R – In queste elezioni il Pd ha deciso di puntare sui parlamentari uscenti, a partire da Guido Galperti, nell’ottica di farli entrare in posizioni di governo (come purtroppo non è avvenuto nell’ultima legislatura). Poi ci sono le indicazioni dei territori, da Bezzi a Vivenzi. Mentre in Regione abbiamo figure di spicco come il Consigliere uscente Gian Antonio Girelli e il segretario provinciale Michele Orlando. Complice la legge elettorale, però, i posti per Brescia saranno pochi, a fronte delle aspettative legittime di molti. Io continuerò il mio impegno in Provincia. Ma, nel rispetto del mio ruolo, farò il possibile perché Gori vinca. Il candidato del centrosinistra e il segretario regionale del Pd, mesi fa, mi hanno chiesto una mano. E la darò. Sento la figura di Gori molto vicina al mio modo di lavorare, orientato al versante amministrativo e al pragmatismo.

D – La sua valle, sull’indicazione dei nomi, è arrivata alla conta. Esercizio di democrazia o sarebbe stato meglio evitare?

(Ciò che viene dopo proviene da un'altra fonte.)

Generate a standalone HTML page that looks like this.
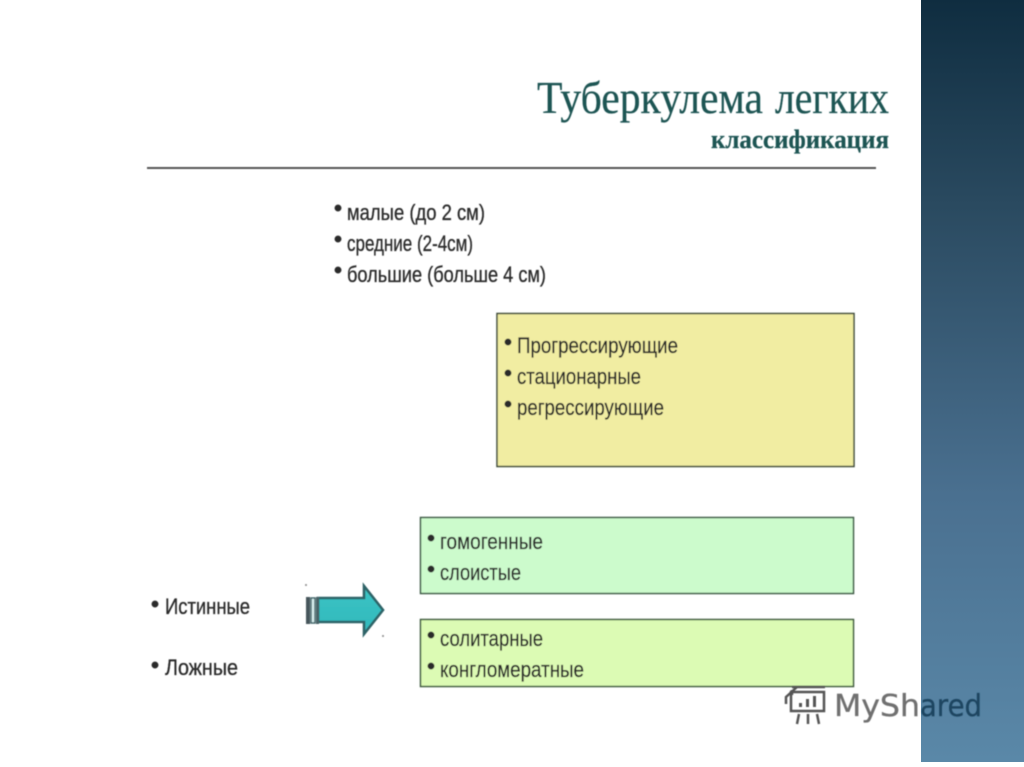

Ho cercato di spiegare che si sarebbe potuto ragionare su diversi livelli di rivendicazione territoriale, contemperando la valorizzazione di Bezzi e la conferma dell’uscente Berlinghieri. Così non è stato. Ma si è trattato di una scelta democratica e la rispetto.

D – Ma lei “da grande” che farà?

R – Faccio politica da anni e ho mantenuto il mio lavoro di libero professionista nel settore dell’energia. Non chiedo nulla. Sarà il partito eventualmente a chiedermi di spendermi in altri ruoli, se valuterà che ho ben operato come presidente del Broletto.

D – Una battuta per chiudere: da camuno Doc sogna prima o poi di fare il presidente della provincia autonoma di Valcamonica?

R – Ho sempre difeso l’autonomia dei territori, anche in occasione del referendum sull’Autonomia di Regione Lombardia, ma credo che la stagione delle piccole autonomie sia terminata. All’interno delle Province esistono le aree omogenee e la Valcamonica è la principale area omogenea montana del bresciano. Il Broletto ha tutto l’interesse a valorizzarla, ma non coltivo velleità autonomiste per la mia valle. Le mie scelte amministrative sono sempre state portate avanti nell’interesse dell’intero territorio provinciale e non soltanto della Valle Camonica.